Cloud-native container orchestration system configurations for the DPS pilot
Before its refactoring into the multi-layered VIPER prototype under active development today, the CASA Next-Generation Infrastructure (CNGI) prototype was deployed and scale-tested on commercial cloud resources using kubernetes. Since this concept will be revisited and expanded in the context of the ALMA unmitigated cube imaging pilot for the Data Processing System concept, these prior experiments have finally found their way into source control as a starting point for further development. That is this repository's raison d'etre.
The files in this repo are the configurations that were in use the last time we administered a kubernetes cluster via kops and helm on AWS.
This process essentially followed the official documentation from kubernetes (when the kops documentation was still hosted there). Of course there are other ways to interact with k8s via cloud providers (such as e.g, Amazon EKS or open-source shims like dask-kubernetes, etc.) and we might evolve these configurations to make use of those, as well as following other methods to deploy on premises.
We relied on this relatively simple workflow to create our own kubernetes cluster with kops, Of course, this presumes the prior configuration of appropriately-permissioned accounts, existence of various SDKs, and so forth.
export KOPS_CLUSTER_NAME=test.k8s.local
export KOPS_STATE_STORE=s3://cngi-kops-state
kops create cluster --name=${KOPS_CLUSTER_NAME} --node-count=0 --node-size=m5dn.xlarge --master-size=t3.small --zones=us-east-1a
kops create secret --name ${KOPS_CLUSTER_NAME} sshpublickey admin -i $KEYFILE
kops edit ig --name=$KOPS_CLUSTER_NAME master-us-east-1a
kops edit ig --name=$KOPS_CLUSTER_NAME nodes
kops create ig --name=$KOPS_CLUSTER_NAME workers --subnet us-east-1a
# manually add cloudLabels to the spec of every config
# manually add a script to disable hyperthreading to workers config
# manually add taints to workers config plus extra entries to request spot instances
kops update cluster --name=${KOPS_CLUSTER_NAME} --yes
This should show some encouraging output such as:
Cluster is starting. It should be ready in a few minutes.
Suggestions:
* validate cluster: kops validate cluster --wait 10m
* list nodes: kubectl get nodes --show-labels
* ssh to the master: ssh -i $KEYFILE ubuntu@api.test.k8s.local
* the ubuntu user is specific to Ubuntu. If not using Ubuntu please use the appropriate user based on your OS.
* read about installing addons at: https://kops.sigs.k8s.io/operations/addons.

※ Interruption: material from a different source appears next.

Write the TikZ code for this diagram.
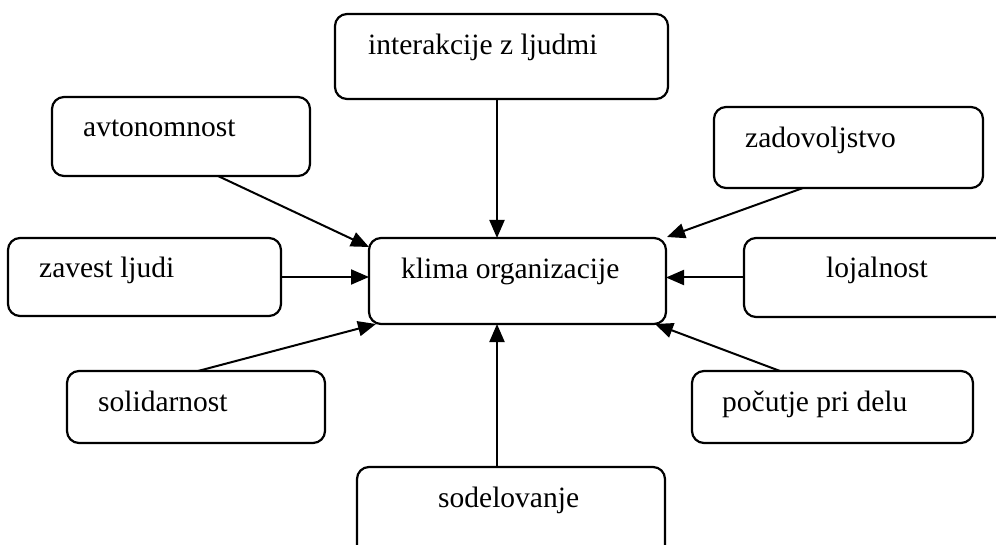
\documentclass[tikz,border=0pt]{standalone}
\usepackage{fontspec}
\setmainfont{Liberation Serif}
\usetikzlibrary{arrows.meta,calc}

\tikzset{
  box/.style={draw, line width=2.2pt, rounded corners=12pt, inner sep=0pt, outer sep=0pt, anchor=north west},
  lbl/.style={inner sep=0pt, anchor=base west, font=\fontsize{29.5}{34}\selectfont},
  link/.style={line width=2pt, -{Triangle[length=18pt,width=15pt]}}
}

\begin{document}
\begin{tikzpicture}[x=1pt, y=-1pt]
  \useasboundingbox (0,0) rectangle (996,545);
  \fill[white] (0,0) rectangle (996,545);
  \clip (0,0) rectangle (996,545);

  % boxes
  \node[box, minimum width=333pt, minimum height=85pt] (ik) at (335,14) {};
  \node[box, minimum width=258pt, minimum height=79pt] (av) at (52,97) {};
  \node[box, minimum width=269pt, minimum height=81pt] (zd) at (714,107) {};
  \node[box, minimum width=273pt, minimum height=78pt] (zv) at (8,238) {};
  \node[box, minimum width=297pt, minimum height=86pt] (kl) at (369,238) {};
  \node[box, minimum width=290pt, minimum height=79pt] (lj) at (744,238) {};
  \node[box, minimum width=258pt, minimum height=72pt] (so) at (67,371) {};
  \node[box, minimum width=281pt, minimum height=72pt] (po) at (692,371) {};
  \node[box, minimum width=308pt, minimum height=100pt] (sd) at (357,467) {};

  % labels
  \node[lbl] (ikt) at (368,55) {interakcije z ljudmi};
  \node[lbl] (avt) at (83,137) {avtonomnost};
  \node[lbl] (zdt) at (745,148) {zadovoljstvo};
  \node[lbl] (zvt) at (39,278) {zavest ljudi};
  \node[lbl] (klt) at (401,279) {klima organizacije};
  \node[lbl] (ljt) at (826,278) {lojalnost};
  \node[lbl] (sot) at (98,411) {solidarnost};
  \node[lbl] (pot) at (722,411) {počutje pri delu};
  \node[lbl] (sdt) at (438,507) {sodelovanje};

  % connectors into the central box
  \draw[link] ($(ik.south west)+(162,0)$) -- ($(kl.north west)+(128,0)$);
  \draw[link] ($(av.south west)+(166,0)$) -- ($(kl.north west)+(0,9)$);
  \draw[link] (zv.east) -- (zv.east -| kl.west);
  \draw[link] ($(so.north west)+(131,0)$) -- ($(kl.south west)+(7,0)$);
  \draw[link] ($(zd.south west)+(89,0)$) -- ($(kl.north east)+(1,-1)$);
  \draw[link] (lj.west) -- (lj.west -| kl.east);
  \draw[link] ($(po.north west)+(88,0)$) -- ($(kl.south east)+(-11,0)$);
  \draw[link] ($(sd.north west)+(140,0)$) -- ($(kl.south west)+(128,0)$);
\end{tikzpicture}
\end{document}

Once it had been confirmed that services are accessible and the deployment can scale up workers, the helm charts provided by the dask project) can be used to deploy a custom pod configuration:
helm install dask dask/dask --version 2021.3.0 -f config.yaml
helm upgrade dask dask/dask --version 2021.3.0 -f config.yaml
Configurations can be explored from the management console via commands such as kops get cluster --full -o yaml
The main services used to perform these scale tests were S3 (object storage) and EC2 (compute nodes). Test data were uploaded to the storage service in various formats and then a cluster was provisioned using compute instances communicating over a virtual network coordinated by kubernetes (demonstrated above). The proxy server and control plane were hosted on a single linux workstation on premises at one of the NRAO sites. It took several iterations, but we converged on a cluster configuration with the following properties tracked by the initial commits to this repository, and further described below:
- confined to the us-east-1 region for responsiveness and (relative) simplicity
- using public images to run Linux (Ubuntu 20.04) in each virtual machine instance
- kubernetes cluster provisioned using a variety of instance types
- modeled after the Pangeo deployment and actively managed via kops and kubectl
- testing software deployed using public docker images extended with our project dependencies
- coordination services managed by a single node (a t3.small, $0.0209/hour dedicated pricing)
- jupyter kernel and dask scheduler processes ran on a single network- and storage-optimized node (usually a m5dn.4xlarge, $1.088/hour)
- dask worker nodes were hosted on a variety of instance types, from free-tier to the largest available compute- and memory-optimized machines We never had more than one or two interactive user sessions active at a time, but in principle this could scale out quite a lot more than that. The worker node pool made use of spot pricing whenever possible to keep costs down, and the resources were always suspended/destroyed when not in active use.
The largest scale we achieved during experimentation was “all of the available spot instances in the service region” which if I recall correctly was about a dozen bare metal machines of the type we requested, or ~1200 vCPUs. During systematic experiments the largest scale of a single benchmark we reached on the commercial cloud was 32 dask worker nodes processing with 256 threads and over 2TB of RAM, saturation of which was limited by the size of available test datasets at the time. No GPU-equipped servers were rented for this testing, although various types remain available and will be explored in future tests.